Bladder Biomechanics and the use of Scaffolds for Regenerative Medicine in the Urinary Bladder : 

The urinary bladder is a complex organ with the primary functions of storing urine under low and stable pressure and micturition. Many clinical conditions can cause poor bladder compliance, reduced capacity, and incontinence, requiring bladder augmentation or use of regenerative techniques and scaffolds. To replicate an organ that is under frequent mechanical loading and unloading, special attention towards fulfilling its biomechanical requirements is necessary. Several biological and synthetic scaffolds are available, with various characteristics that qualify them for use in bladder regeneration in vitro and in vivo, including in the treatment of clinical conditions. The biomechanical properties of the native bladder can be investigated using a range of mechanical tests for standardized assessments, as well as mathematical and computational bladder biomechanics. Despite a large body of research into tissue engineering of the bladder wall, some features of the native bladder and the scaffolds used to mimic it need further elucidation.

Characteristics and applications of titanium oxide as a Biomaterial for medical implants : 

There is considerable interest in TiO2 for a wide range of applications; however, it mainly focuses on its uses as a biomaterial, particularly for biomedical implant devices. The main characteristics required for this application have been considered. Methods for producing TiO2 and Ag doped TiO2 films are summarized. The interactions of the films containing body fluids, mainly with blood components such as proteins, are discussed.

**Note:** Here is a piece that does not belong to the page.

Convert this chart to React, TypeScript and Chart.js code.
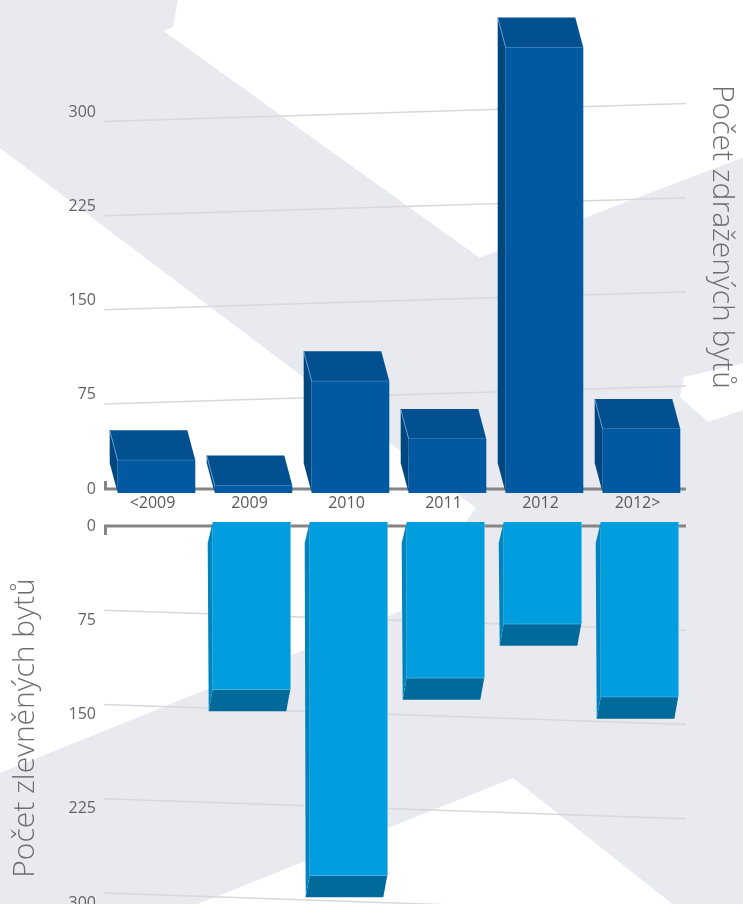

Various techniques, including surface analysis methods, have been employed to characterize the undoped and Ag doped TiO2 films. Their behaviour under normal conditions inside the body, such as physiological pH, has been investigated.

Biomaterials for Wound healing : 

The advantageous biocompatibility and cell proliferative effects of synthetic and natural biomaterials have promoted their broad use in various medical areas, including wound healing. Most synthetic biomaterials show excellent physical properties but are, in general, complicated to fabricate, whereas natural biomaterials normally show no cell toxicity or elicit foreign body responses but show high natural variability. Existent biomaterials used for wound healing purposes, the naturally obtained categories such as polysaccharide-based, protein-based, nanofiber-based, and marine biomaterials, which have been investigated in depth in vivo and in clinical studies.

Surface modification of Biomaterials by heparinisation to improve Blood Compatibility : 

Blood compatibility is mainly influenced by the surface properties of the materials. The interaction of the surface and blood leads to a blood coagulation which is not desirable for some medical applications. In order to create a blood compatible material with an anti-thromobogenic or non-thromobogenic surface, many theoretical hypotheses have been postulated. In practice, surface modification by utilisation of heparin is one of the mostly widely accepted approaches for improvement of blood compatibility. In this chapter, some of the immobilisation methodologies are reviewed and the effects of heparinisation on blood compatibility both in vitro and in vivo are also assessed including protein adsorption, platelet adhesion, thrombus formation and other factors which influence blood compatibility.